# START OF Data block

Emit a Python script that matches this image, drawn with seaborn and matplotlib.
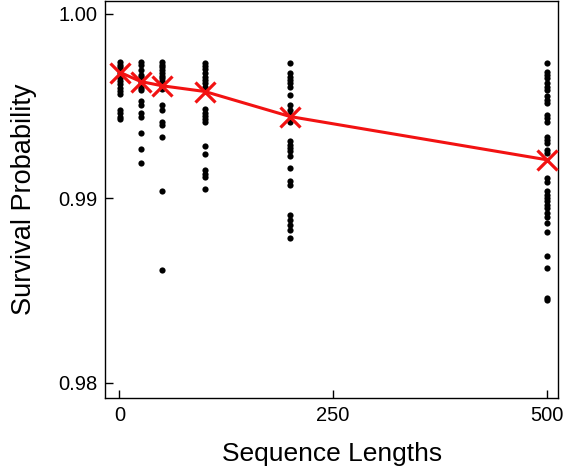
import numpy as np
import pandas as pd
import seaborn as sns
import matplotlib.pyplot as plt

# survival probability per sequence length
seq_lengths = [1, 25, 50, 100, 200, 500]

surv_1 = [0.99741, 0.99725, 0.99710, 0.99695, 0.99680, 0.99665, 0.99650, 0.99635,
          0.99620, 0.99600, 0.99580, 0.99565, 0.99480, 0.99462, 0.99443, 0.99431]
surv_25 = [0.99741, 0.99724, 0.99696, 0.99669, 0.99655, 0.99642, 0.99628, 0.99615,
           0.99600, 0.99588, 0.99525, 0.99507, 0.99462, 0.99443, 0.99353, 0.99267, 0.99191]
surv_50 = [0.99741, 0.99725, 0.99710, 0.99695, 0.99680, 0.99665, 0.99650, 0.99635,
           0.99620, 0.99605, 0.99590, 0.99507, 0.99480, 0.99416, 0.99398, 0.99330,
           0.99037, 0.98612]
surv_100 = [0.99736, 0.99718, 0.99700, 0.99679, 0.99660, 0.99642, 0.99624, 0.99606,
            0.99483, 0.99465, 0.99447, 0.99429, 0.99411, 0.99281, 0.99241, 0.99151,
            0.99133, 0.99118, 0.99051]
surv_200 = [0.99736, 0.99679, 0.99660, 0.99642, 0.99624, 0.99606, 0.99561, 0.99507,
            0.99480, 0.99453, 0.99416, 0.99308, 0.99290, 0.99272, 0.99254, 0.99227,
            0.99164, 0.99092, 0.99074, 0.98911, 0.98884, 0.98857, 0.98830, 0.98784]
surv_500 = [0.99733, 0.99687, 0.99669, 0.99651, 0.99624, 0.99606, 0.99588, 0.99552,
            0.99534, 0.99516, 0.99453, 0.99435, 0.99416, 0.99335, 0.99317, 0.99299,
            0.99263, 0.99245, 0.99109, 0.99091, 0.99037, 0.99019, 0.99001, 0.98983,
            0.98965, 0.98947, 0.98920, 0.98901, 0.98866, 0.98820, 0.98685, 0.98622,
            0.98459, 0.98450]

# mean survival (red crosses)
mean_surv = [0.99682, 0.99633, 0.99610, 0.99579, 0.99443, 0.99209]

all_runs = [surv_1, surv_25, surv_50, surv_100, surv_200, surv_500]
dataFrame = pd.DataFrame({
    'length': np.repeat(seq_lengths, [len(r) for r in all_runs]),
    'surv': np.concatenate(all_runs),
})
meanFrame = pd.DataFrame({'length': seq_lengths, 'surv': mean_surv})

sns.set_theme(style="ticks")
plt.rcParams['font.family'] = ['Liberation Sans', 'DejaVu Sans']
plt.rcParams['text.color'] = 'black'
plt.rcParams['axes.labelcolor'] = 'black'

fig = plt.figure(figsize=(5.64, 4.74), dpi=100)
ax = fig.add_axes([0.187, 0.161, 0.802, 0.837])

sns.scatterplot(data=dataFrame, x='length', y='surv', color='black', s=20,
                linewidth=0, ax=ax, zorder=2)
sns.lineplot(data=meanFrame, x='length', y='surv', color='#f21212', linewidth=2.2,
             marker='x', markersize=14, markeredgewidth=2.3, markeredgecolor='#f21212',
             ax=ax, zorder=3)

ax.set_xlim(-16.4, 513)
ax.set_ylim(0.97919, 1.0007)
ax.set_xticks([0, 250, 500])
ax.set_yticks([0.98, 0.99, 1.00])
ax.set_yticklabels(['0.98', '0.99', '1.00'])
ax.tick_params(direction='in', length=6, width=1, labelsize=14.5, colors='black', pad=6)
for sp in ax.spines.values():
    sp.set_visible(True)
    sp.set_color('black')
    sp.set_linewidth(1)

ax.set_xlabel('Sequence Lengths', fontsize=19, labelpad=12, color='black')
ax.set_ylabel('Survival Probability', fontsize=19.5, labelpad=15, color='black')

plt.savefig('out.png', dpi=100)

# END OF Data block

#### Problem
Reproduce the material word for word, minus the images.

#### Problem solution
Emit a Python script that matches this image, drawn with seaborn and matplotlib.
import numpy as np
import pandas as pd
import seaborn as sns
import matplotlib.pyplot as plt

# survival probability per sequence length
seq_lengths = [1, 25, 50, 100, 200, 500]

surv_1 = [0.99741, 0.99725, 0.99710, 0.99695, 0.99680, 0.99665, 0.99650, 0.99635,
          0.99620, 0.99600, 0.99580, 0.99565, 0.99480, 0.99462, 0.99443, 0.99431]
surv_25 = [0.99741, 0.99724, 0.99696, 0.99669, 0.99655, 0.99642, 0.99628, 0.99615,
           0.99600, 0.99588, 0.99525, 0.99507, 0.99462, 0.99443, 0.99353, 0.99267, 0.99191]
surv_50 = [0.99741, 0.99725, 0.99710, 0.99695, 0.99680, 0.99665, 0.99650, 0.99635,
           0.99620, 0.99605, 0.99590, 0.99507, 0.99480, 0.99416, 0.99398, 0.99330,
           0.99037, 0.98612]
surv_100 = [0.99736, 0.99718, 0.99700, 0.99679, 0.99660, 0.99642, 0.99624, 0.99606,
            0.99483, 0.99465, 0.99447, 0.99429, 0.99411, 0.99281, 0.99241, 0.99151,
            0.99133, 0.99118, 0.99051]
surv_200 = [0.99736, 0.99679, 0.99660, 0.99642, 0.99624, 0.99606, 0.99561, 0.99507,
            0.99480, 0.99453, 0.99416, 0.99308, 0.99290, 0.99272, 0.99254, 0.99227,
            0.99164, 0.99092, 0.99074, 0.98911, 0.98884, 0.98857, 0.98830, 0.98784]
surv_500 = [0.99733, 0.99687, 0.99669, 0.99651, 0.99624, 0.99606, 0.99588, 0.99552,
            0.99534, 0.99516, 0.99453, 0.99435, 0.99416, 0.99335, 0.99317, 0.99299,
            0.99263, 0.99245, 0.99109, 0.99091, 0.99037, 0.99019, 0.99001, 0.98983,
            0.98965, 0.98947, 0.98920, 0.98901, 0.98866, 0.98820, 0.98685, 0.98622,
            0.98459, 0.98450]

# mean survival (red crosses)
mean_surv = [0.99682, 0.99633, 0.99610, 0.99579, 0.99443, 0.99209]

all_runs = [surv_1, surv_25, surv_50, surv_100, surv_200, surv_500]
dataFrame = pd.DataFrame({
    'length': np.repeat(seq_lengths, [len(r) for r in all_runs]),
    'surv': np.concatenate(all_runs),
})
meanFrame = pd.DataFrame({'length': seq_lengths, 'surv': mean_surv})

sns.set_theme(style="ticks")
plt.rcParams['font.family'] = ['Liberation Sans', 'DejaVu Sans']
plt.rcParams['text.color'] = 'black'
plt.rcParams['axes.labelcolor'] = 'black'

fig = plt.figure(figsize=(5.64, 4.74), dpi=100)
ax = fig.add_axes([0.187, 0.161, 0.802, 0.837])

sns.scatterplot(data=dataFrame, x='length', y='surv', color='black', s=20,
                linewidth=0, ax=ax, zorder=2)
sns.lineplot(data=meanFrame, x='length', y='surv', color='#f21212', linewidth=2.2,
             marker='x', markersize=14, markeredgewidth=2.3, markeredgecolor='#f21212',
             ax=ax, zorder=3)

ax.set_xlim(-16.4, 513)
ax.set_ylim(0.97919, 1.0007)
ax.set_xticks([0, 250, 500])
ax.set_yticks([0.98, 0.99, 1.00])
ax.set_yticklabels(['0.98', '0.99', '1.00'])
ax.tick_params(direction='in', length=6, width=1, labelsize=14.5, colors='black', pad=6)
for sp in ax.spines.values():
    sp.set_visible(True)
    sp.set_color('black')
    sp.set_linewidth(1)

ax.set_xlabel('Sequence Lengths', fontsize=19, labelpad=12, color='black')
ax.set_ylabel('Survival Probability', fontsize=19.5, labelpad=15, color='black')

plt.savefig('out.png', dpi=100)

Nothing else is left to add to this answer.